Dominar 400 owners also report strong longevity, with engines lasting 1,00,000+ km when serviced on schedule. The liquid-cooled motor is robust, and the drivetrain is well-proven from the Pulsar lineage.
Duke 390 is reliable but demands discipline. Owners who skip valve clearance checks at 15,000 km intervals or use incorrect engine oil grades report issues earlier than average. With disciplined maintenance, Duke 390 engines easily cross 80,000-90,000 km. With casual maintenance, issues can appear by 50,000 km.

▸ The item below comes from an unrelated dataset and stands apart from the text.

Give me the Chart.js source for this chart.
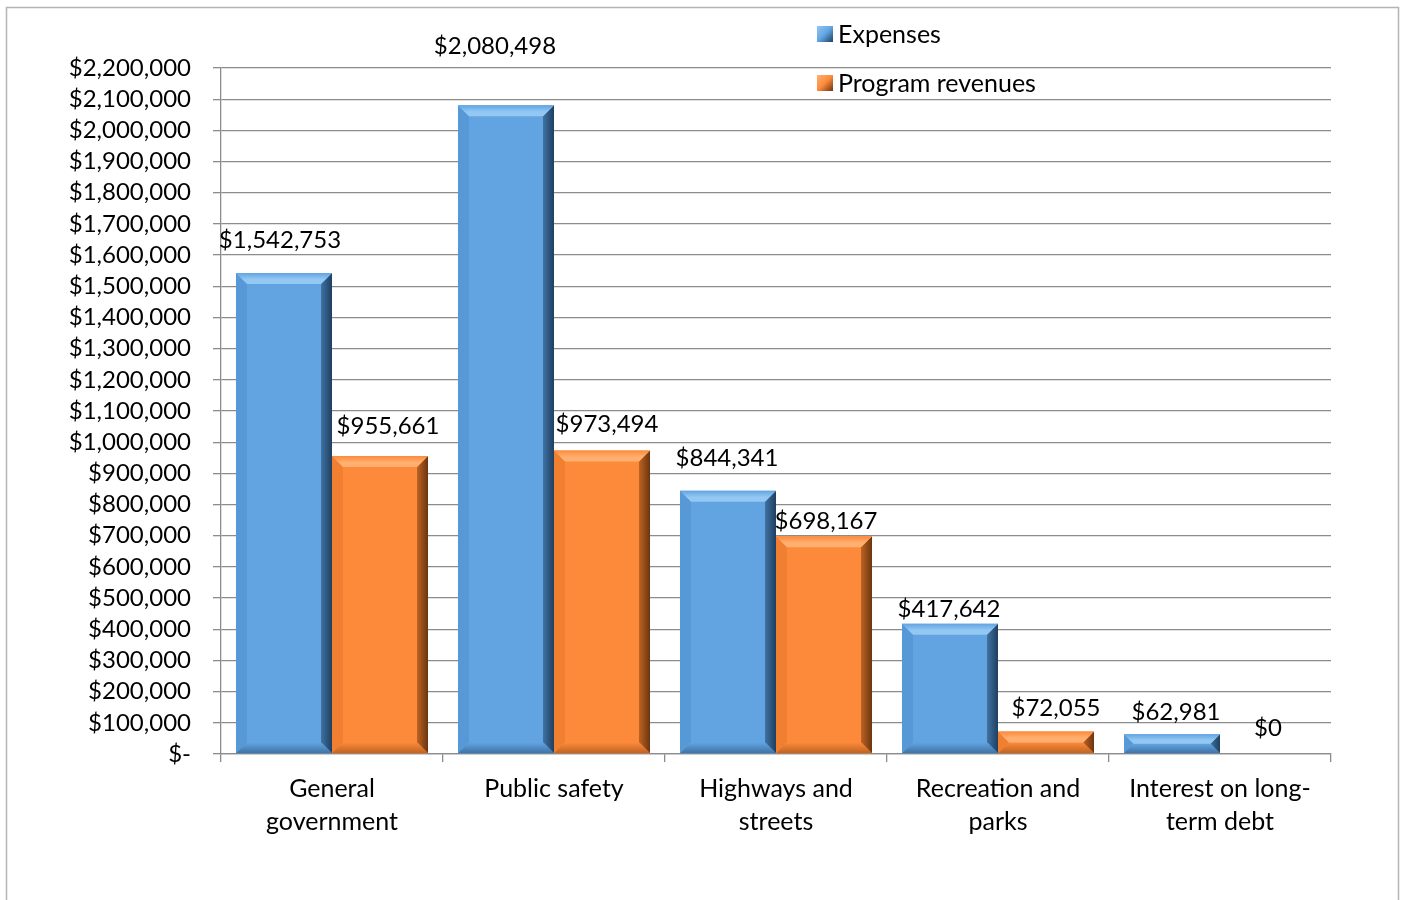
<!DOCTYPE html>
<html>
<head>
<meta charset="utf-8">
<script src="https://cdn.jsdelivr.net/npm/chart.js@4"></script>
<style>
  html, body { margin: 0; padding: 0; background: #ffffff; }
  canvas { display: block; }
</style>
</head>
<body>
<canvas id="chart" width="1401" height="900"></canvas>
<script>
// Data
const categories = [
    ['General', 'government'],
    'Public safety',
    ['Highways and', 'streets'],
    ['Recreation and', 'parks'],
    ['Interest on long-', 'term debt']
];
const expenses = [1542753, 2080498, 844341, 417642, 62981];
const programRevenues = [955661, 973494, 698167, 72055, 0];
const seriesNames = ['Expenses', 'Program revenues'];

// Axis range
const yMax = 2200000;
const yStep = 100000;

// Manual label nudges (Excel labels were dragged around a bit) [dx, lift] in px
const labelNudge = [
    [[-4, 33], [-11, 59], [-1, 32], [-1, 15], [4, 22]],
    [[8, 30], [5, 26], [2, 15], [10, 23], [0, 26]]
];

const FONT = 'Lato, "Open Sans", sans-serif';
const fmtMoney = v => v === 0 ? '$-' : '$' + v.toLocaleString('en-US');

// Colours for the bevelled bars
const palettes = [
    { main: '#62a4e2', top: '#93c8f3', left: '#5799d6', right: '#1f3f60', bottom: '#3f72a3' },
    { main: '#fd8a3b', top: '#ffb070', left: '#f17f31', right: '#6b3510', bottom: '#bd6322' }
];

function poly(ctx, pts, fill) {
    ctx.beginPath();
    ctx.moveTo(pts[0][0], pts[0][1]);
    for (let i = 1; i < pts.length; i++) ctx.lineTo(pts[i][0], pts[i][1]);
    ctx.closePath();
    ctx.fillStyle = fill;
    ctx.fill();
}

// Bevel look drawn on top of each bar, using the bar elements' own geometry
const bevelPlugin = {
    id: 'bevel',
    afterDatasetsDraw(chart) {
        const ctx = chart.ctx;
        chart.data.datasets.forEach((ds, di) => {
            const p = palettes[di];
            chart.getDatasetMeta(di).data.forEach(bar => {
                const { x, y, base, width } = bar.getProps(['x', 'y', 'base', 'width'], true);
                const l = x - width / 2, r = x + width / 2;
                const t = Math.min(y, base), b = Math.max(y, base);
                const h = b - t;
                if (h < 1) return;
                const e = Math.min(11, h / 2, width / 2);
                ctx.save();
                poly(ctx, [[l, t], [l + e, t + e], [l + e, b - e], [l, b]], p.left);
                const g = ctx.createLinearGradient(r - e, 0, r, 0);
                g.addColorStop(0, p.bottom);
                g.addColorStop(1, p.right);
                poly(ctx, [[r, t], [r, b], [r - e, b - e], [r - e, t + e]], g);
                const gb = ctx.createLinearGradient(0, b - e, 0, b);
                gb.addColorStop(0, p.main);
                gb.addColorStop(1, p.bottom);
                poly(ctx, [[l, b], [r, b], [r - e, b - e], [l + e, b - e]], gb);
                const gt = ctx.createLinearGradient(0, t, 0, t + e);
                gt.addColorStop(0, p.main);
                gt.addColorStop(0.6, p.top);
                gt.addColorStop(1, p.top);
                poly(ctx, [[l, t], [r, t], [r - e, t + e], [l + e, t + e]], gt);
                ctx.restore();
            });
        });
    }
};

// Value labels above the bars
const valueLabels = {
    id: 'valueLabels',
    afterDatasetsDraw(chart) {
        const ctx = chart.ctx;
        ctx.save();
        ctx.font = '24px ' + FONT;
        ctx.fillStyle = '#000000';
        ctx.textAlign = 'center';
        ctx.textBaseline = 'middle';
        chart.data.datasets.forEach((ds, di) => {
            chart.getDatasetMeta(di).data.forEach((bar, i) => {
                const n = labelNudge[di][i];
                ctx.fillText(fmtMoney(ds.data[i]).replace('$-', '$0'), bar.x + n[0], bar.y - n[1]);
            });
        });
        ctx.restore();
    }
};

// Frame and legend in the upper right, like the Excel original
const frameLegend = {
    id: 'frameLegend',
    beforeDraw(chart) {
        const ctx = chart.ctx;
        ctx.save();
        ctx.fillStyle = '#ffffff';
        ctx.fillRect(0, 0, chart.width, chart.height);
        ctx.strokeStyle = '#b4b4b4';
        ctx.lineWidth = 1.5;
        ctx.strokeRect(6.5, 7.5, 1392, 920);
        ctx.restore();
    },
    afterDraw(chart) {
        const ctx = chart.ctx;
        ctx.save();
        ctx.font = '25px ' + FONT;
        ctx.textBaseline = 'middle';
        ctx.textAlign = 'left';
        const rows = [34, 83];
        seriesNames.forEach((name, i) => {
            const p = palettes[i];
            const cy = rows[i], sx = 817, s = 16;
            const g = ctx.createLinearGradient(sx, cy - s / 2, sx + s, cy + s / 2);
            g.addColorStop(0, p.top);
            g.addColorStop(0.5, p.main);
            g.addColorStop(1, p.right);
            ctx.fillStyle = g;
            ctx.fillRect(sx, cy - s / 2, s, s);
            ctx.fillStyle = '#000000';
            ctx.fillText(name, 838, cy + 1);
        });
        ctx.restore();
    }
};

new Chart(document.getElementById('chart'), {
    type: 'bar',
    data: {
        labels: categories,
        datasets: [
            { label: seriesNames[0], data: expenses, backgroundColor: palettes[0].main, borderWidth: 0 },
            { label: seriesNames[1], data: programRevenues, backgroundColor: palettes[1].main, borderWidth: 0 }
        ]
    },
    options: {
        responsive: false,
        animation: false,
        layout: { padding: { left: 0, right: 70, top: 68, bottom: 0 } },
        datasets: { bar: { categoryPercentage: 0.865, barPercentage: 1.0 } },
        plugins: {
            legend: { display: false },
            tooltip: { enabled: false }
        },
        scales: {
            x: {
                afterFit: s => { s.height = 146; },
                grid: { offset: true, drawOnChartArea: false, tickLength: 8, color: '#8c8c8c', lineWidth: 1.3 },
                border: { color: '#8c8c8c', width: 1.3 },
                ticks: {
                    color: '#000000',
                    font: { family: FONT, size: 25, lineHeight: 1.32 },
                    padding: 10,
                    maxRotation: 0,
                    autoSkip: false
                }
            },
            y: {
                min: 0,
                max: yMax,
                afterFit: s => { s.width = 221; },
                grid: { color: '#8c8c8c', lineWidth: 1.3, tickLength: 8 },
                border: { color: '#8c8c8c', width: 1.3 },
                ticks: {
                    stepSize: yStep,
                    autoSkip: false,
                    color: '#000000',
                    font: { family: FONT, size: 24, lineHeight: 1.0 },
                    padding: 22,
                    callback: v => fmtMoney(v)
                }
            }
        }
    },
    plugins: [frameLegend, bevelPlugin, valueLabels]
});
</script>
</body>
</html>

Classic 350 used bikes sell within 3-7 days in major cities. Demand is strong across all age groups. Duke 390 used bikes sell within 2-3 weeks, typically to enthusiast younger buyers. Dominar 400 used bikes take the longest to sell (3-5 weeks) because the used-bike buyer pool for Bajaj skews towards commuter-oriented bikes. For quick exit, Classic 350 is the safest bet.
Royal Enfield, Bajaj Dominar, and KTM Duke serve three genuinely different rider profiles. The mistake most buyers make is comparing them on specifications alone. Compare them on your intended use. Test ride all three if you can, pay attention to how each one feels after 45 minutes of riding (not the first 10), and match the bike to your actual riding pattern. Whichever you pick, service it on time. These are more complex machines than commuter bikes, and disciplined maintenance makes the difference between a 1-lakh-km motorcycle and a bike you regret.
And remember: the best bike is the one you want to ride every weekend, not the one that wins spec-sheet shootouts. If the Classic 350 calls to you every time you walk past one, buy it. If the Duke 390's aggression gives you goosebumps during the test ride, buy it. If the Dominar 400's touring composure wins you over on a highway stretch, buy it. All three are brilliant motorcycles in their own way. The Indian performance-bike scene in 2026 is as rich as it has ever been, and any of these three will serve you well for years to come.